Last month, the nation officially slipped into another economic recession, the second under Buhari. The instability in the price of oil, Nigeria’s only export earner, has wrecked havoc on the economy. The lockdown from the COVID-19 pandemic and the EndSARS protests, only compounded the economic woes of the nation. Poverty is rife across the land and for a nation that imports virtually everything, the lack of foreign currencies in the system has caused exporters to groan.

The government is looking everywhere for liquidity in the system and suddenly remembers the diaspora. Year in year out until the outbreak of the pandemic, the diaspora remittances into Nigeria have been rising astronomically in billions of dollars. During lockdown, diaspora remittances became the mainstay of most families in Nigeria.

Under the new policies which come into effect from today November 4, 2020, “beneficiaries of diaspora remittances through International Money Transfer Operators (IMTOs) shall henceforth receive such inflows in foreign currency (U.S. dollars) through the designated bank of their choice,” states Mr Godwin Emefiele, the Governor of the nation’s apex bank the CBN (Central Bank of Nigeria).

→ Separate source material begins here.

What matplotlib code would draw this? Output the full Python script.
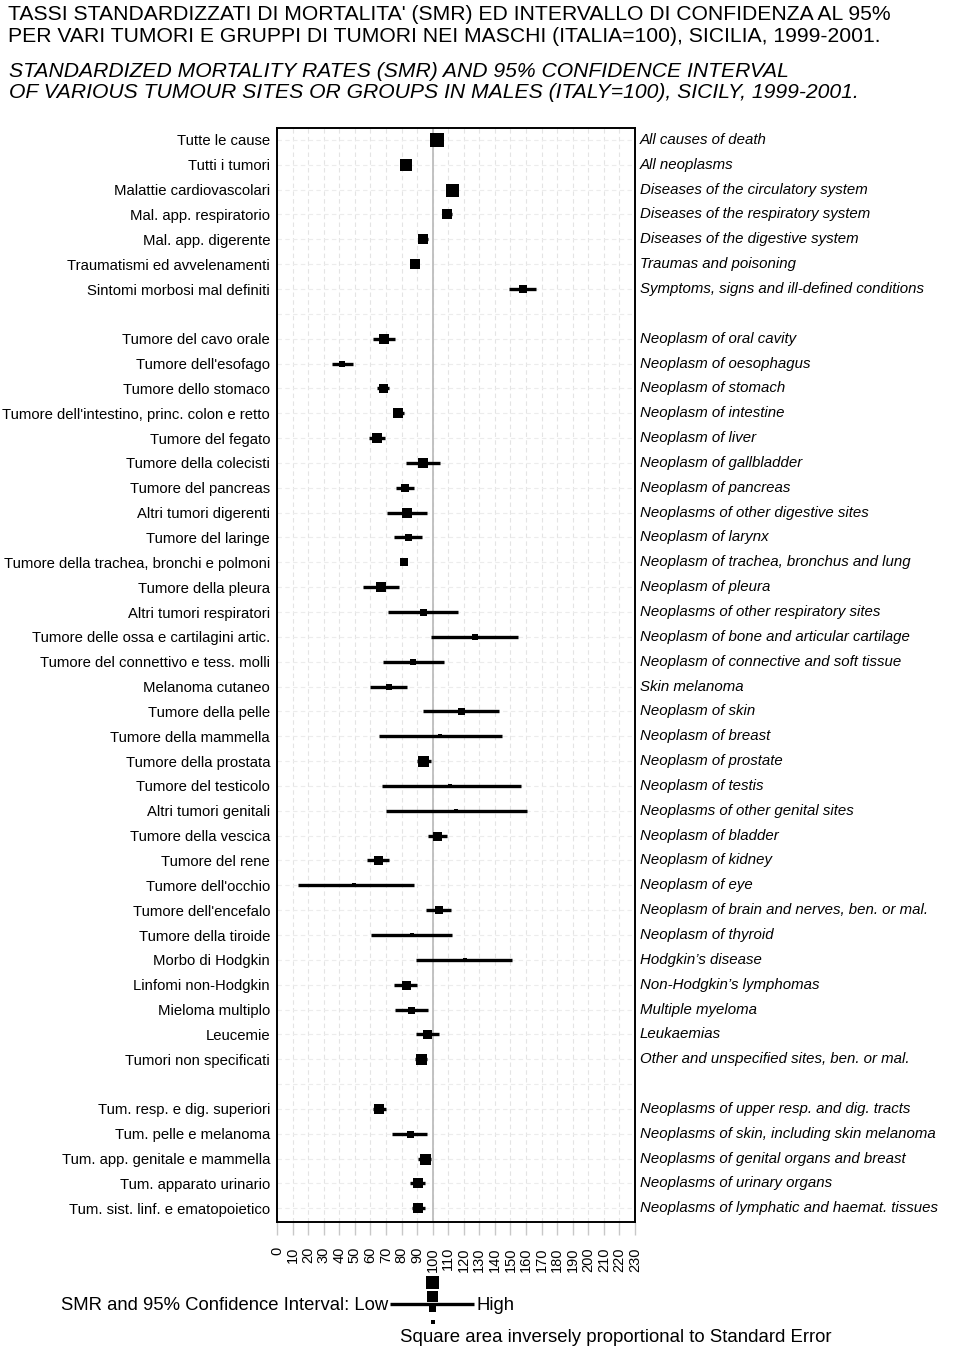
import numpy as np
import matplotlib
matplotlib.use('Agg')
import matplotlib.pyplot as plt
from matplotlib.patches import Rectangle

plt.rcParams['font.family'] = ['Liberation Sans', 'DejaVu Sans']

# ---- data (SMR, 95% CI, square side ~ 1/SE) ----
labels_it_1 = ['Tutte le cause', 'Tutti i tumori', 'Malattie cardiovascolari',
               'Mal. app. respiratorio', 'Mal. app. digerente',
               'Traumatismi ed avvelenamenti', 'Sintomi morbosi mal definiti']
labels_en_1 = ['All causes of death', 'All neoplasms', 'Diseases of the circulatory system',
               'Diseases of the respiratory system', 'Diseases of the digestive system',
               'Traumas and poisoning', 'Symptoms, signs and ill-defined conditions']
smr_1 = [103.0, 83.0, 112.4, 109.4, 94.0, 88.5, 157.8]
lo_1 = [102.0, 81.5, 111.0, 106.5, 91.0, 85.5, 148.9]
hi_1 = [104.0, 84.5, 114.0, 112.5, 97.0, 91.5, 166.4]
w_1 = [13.3, 12.7, 13.0, 10.7, 10.7, 10.7, 7.3]

labels_it_2 = ['Tumore del cavo orale', "Tumore dell'esofago", 'Tumore dello stomaco',
               "Tumore dell'intestino, princ. colon e retto", 'Tumore del fegato',
               'Tumore della colecisti', 'Tumore del pancreas', 'Altri tumori digerenti',
               'Tumore del laringe', 'Tumore della trachea, bronchi e polmoni',
               'Tumore della pleura', 'Altri tumori respiratori',
               'Tumore delle ossa e cartilagini artic.', 'Tumore del connettivo e tess. molli',
               'Melanoma cutaneo', 'Tumore della pelle', 'Tumore della mammella',
               'Tumore della prostata', 'Tumore del testicolo', 'Altri tumori genitali',
               'Tumore della vescica', 'Tumore del rene', "Tumore dell'occhio",
               "Tumore dell'encefalo", 'Tumore della tiroide', 'Morbo di Hodgkin',
               'Linfomi non-Hodgkin', 'Mieloma multiplo', 'Leucemie',
               'Tumori non specificati']
labels_en_2 = ['Neoplasm of oral cavity', 'Neoplasm of oesophagus', 'Neoplasm of stomach',
               'Neoplasm of intestine', 'Neoplasm of liver', 'Neoplasm of gallbladder',
               'Neoplasm of pancreas', 'Neoplasms of other digestive sites',
               'Neoplasm of larynx', 'Neoplasm of trachea, bronchus and lung',
               'Neoplasm of pleura', 'Neoplasms of other respiratory sites',
               'Neoplasm of bone and articular cartilage',
               'Neoplasm of connective and soft tissue', 'Skin melanoma',
               'Neoplasm of skin', 'Neoplasm of breast', 'Neoplasm of prostate',
               'Neoplasm of testis', 'Neoplasms of other genital sites',
               'Neoplasm of bladder', 'Neoplasm of kidney', 'Neoplasm of eye',
               'Neoplasm of brain and nerves, ben. or mal.', 'Neoplasm of thyroid',
               'Hodgkin\u2019s disease', 'Non-Hodgkin\u2019s lymphomas', 'Multiple myeloma',
               'Leukaemias', 'Other and unspecified sites, ben. or mal.']
smr_2 = [68.7, 42.0, 67.9, 78.0, 64.0, 93.8, 82.0, 83.7, 84.4, 81.4,
         67.0, 93.8, 127.0, 87.6, 72.0, 118.2, 104.9, 94.0, 111.4, 114.8,
         103.0, 65.1, 49.7, 103.9, 86.5, 120.8, 82.9, 86.1, 96.4, 92.5]
lo_2 = [61.5, 35.5, 64.0, 74.9, 58.9, 83.1, 76.3, 70.5, 75.4, 79.5,
        55.5, 71.5, 98.7, 67.9, 59.5, 93.8, 65.7, 89.9, 67.5, 70.2,
        96.8, 57.8, 13.3, 95.9, 60.6, 89.5, 75.4, 75.6, 89.5, 88.7]
hi_2 = [75.8, 48.6, 72.0, 81.3, 69.6, 104.9, 87.8, 96.4, 93.2, 83.5,
        78.4, 116.5, 154.8, 107.5, 83.7, 142.8, 144.8, 98.7, 157.0, 160.6,
        109.2, 72.2, 87.8, 111.6, 112.2, 151.2, 89.7, 96.8, 104.1, 96.4]
w_2 = [9.3, 6.5, 9.0, 10.5, 10.0, 10.0, 7.3, 10.0, 7.0, 8.0,
       10.0, 7.0, 6.0, 6.0, 6.0, 7.0, 4.5, 11.0, 4.5, 4.5,
       9.0, 9.0, 4.5, 8.0, 5.0, 5.0, 9.0, 7.0, 9.0, 11.0]

labels_it_3 = ['Tum. resp. e dig. superiori', 'Tum. pelle e melanoma',
               'Tum. app. genitale e mammella', 'Tum. apparato urinario',
               'Tum. sist. linf. e ematopoietico']
labels_en_3 = ['Neoplasms of upper resp. and dig. tracts',
               'Neoplasms of skin, including skin melanoma',
               'Neoplasms of genital organs and breast', 'Neoplasms of urinary organs',
               'Neoplasms of lymphatic and haemat. tissues']
smr_3 = [65.7, 85.2, 94.9, 90.4, 90.6]
lo_3 = [61.9, 74.1, 90.6, 85.7, 86.5]
hi_3 = [70.0, 96.4, 99.1, 95.1, 94.9]
w_3 = [10.0, 7.0, 11.0, 10.0, 10.0]

xticks = np.arange(0, 231, 10)

# ---- assemble rows with a blank row between groups ----
groups = [(labels_it_1, labels_en_1, smr_1, lo_1, hi_1, w_1),
          (labels_it_2, labels_en_2, smr_2, lo_2, hi_2, w_2),
          (labels_it_3, labels_en_3, smr_3, lo_3, hi_3, w_3)]
rows = []
pos = 0
for g in groups:
    for i in range(len(g[0])):
        rows.append((pos, g[0][i], g[1][i], g[2][i], g[3][i], g[4][i], g[5][i]))
        pos += 1
    pos += 1
nrows = pos - 1

W, H = 960, 1348
fig = plt.figure(figsize=(W / 100, H / 100), dpi=100)

# overlay for titles / legend, in pixel coords
lay = fig.add_axes([0, 0, 1, 1], zorder=0)
lay.set_xlim(0, W)
lay.set_ylim(H, 0)
lay.axis('off')

x0, x1, y0, y1 = 277, 635, 128, 1222
ax = fig.add_axes([x0 / W, 1 - y1 / H, (x1 - x0) / W, (y1 - y0) / H], zorder=1)
ax.set_xlim(0, 230)
ax.set_ylim(nrows - 0.45, -0.48)

# faint dashed grid
for xv in xticks:
    ax.axvline(xv, color='#e4e4e4', lw=0.8, ls=(0, (4, 3)), zorder=0)
for r in range(nrows):
    ax.axhline(r, color='#ececec', lw=0.8, ls=(0, (4, 3)), zorder=0)
ax.axvline(100, color='#bdbdbd', lw=1.3, zorder=1)

for (r, lit, len_, s, lo, hi, w) in rows:
    ax.plot([lo, hi], [r, r], color='black', lw=2.4, solid_capstyle='butt', zorder=3)
    ax.plot([s], [r], marker='s', color='black', ms=w * 0.72, mew=0, zorder=4)
    ax.text(1 + 5 / (x1 - x0), r, len_, transform=ax.get_yaxis_transform(),
            ha='left', va='center', fontsize=10.8, style='italic')

ax.set_yticks([r[0] for r in rows])
ax.set_yticklabels([r[1] for r in rows], fontsize=10.7)
ax.tick_params(axis='y', length=0, pad=5)

ax.set_xticks(xticks)
ax.set_xticklabels([str(v) for v in xticks], rotation=90, fontsize=10.5)
ax.tick_params(axis='x', length=9, width=1, color='#c8c8c8', pad=9)
for sp in ax.spines.values():
    sp.set_linewidth(1.4)

# ---- titles ----
tkw = dict(fontsize=15.2, ha='left', va='baseline')
lay.text(8, 20, "TASSI STANDARDIZZATI DI MORTALITA' (SMR) ED INTERVALLO DI CONFIDENZA AL 95%", **tkw)
lay.text(8, 41.5, "PER VARI TUMORI E GRUPPI DI TUMORI NEI MASCHI (ITALIA=100), SICILIA, 1999-2001.", **tkw)
lay.text(9, 77, "STANDARDIZED MORTALITY RATES (SMR) AND 95% CONFIDENCE INTERVAL", style='italic', **tkw)
lay.text(9, 98.5, "OF VARIOUS TUMOUR SITES OR GROUPS IN MALES (ITALY=100), SICILY, 1999-2001.", style='italic', **tkw)

# ---- legend ----
lay.text(388, 1305, 'SMR and 95% Confidence Interval: Low', fontsize=13.3, ha='right', va='center')
lay.plot([390, 474], [1304, 1304], color='black', lw=2.4, solid_capstyle='butt')
lay.text(476, 1306, 'High', fontsize=13.3, ha='left', va='center')
for cy, sz in [(1282, 13), (1296.5, 10.5), (1308, 7.5), (1322, 4)]:
    lay.add_patch(Rectangle((432.5 - sz / 2, cy - sz / 2), sz, sz, color='black', lw=0))
lay.text(400, 1337, 'Square area inversely proportional to Standard Error', fontsize=13.4,
         ha='left', va='center')

fig.savefig('out.png', dpi=100)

According to Emefiele, “such recipients of remittances may have the option of receiving these funds in foreign currency cash (U.S. dollars) or into their ordinary domiciliary accounts. These changes are necessary to deepen the foreign exchange market, provide more liquidity and create more transparency in the administration of diaspora remittances into Nigeria.”

The CBN accused some of the IMTOs of trying to frustrate the new policies. “In the course of following up on the implementation of the aforementioned new policies, the CBN observed some pushback by some of the International Money Transfer Operators (IMTOs) who were bent on undermining the new policies.”
Emefiele warned that the apex bank would resort to stiffer measures to ensure the implementation of the new policies.

Emefiele assured that the IT systems of the IMTOs (Western Union, Moneygram and Ria services) had been configured to begin such remittances. While the government continues to crave for the remittances of the diaspora, it is doing nothing to ensure safety of lives. Some Nigerians living abroad have been victims of kidnappers, armed robbers, while some have lost their lives while visiting the country. The diaspora clarion call for security and enfranchisement to enable them vote in Nigeria’s elections have been ignored by successive governments.

“They want our money but never interested in us,” was how one Nigeria living in Berlin, Germany described the attitude of the government to the diaspora. The amount sent to Nigeria by the diaspora in 2019 alone was almost $18 billion.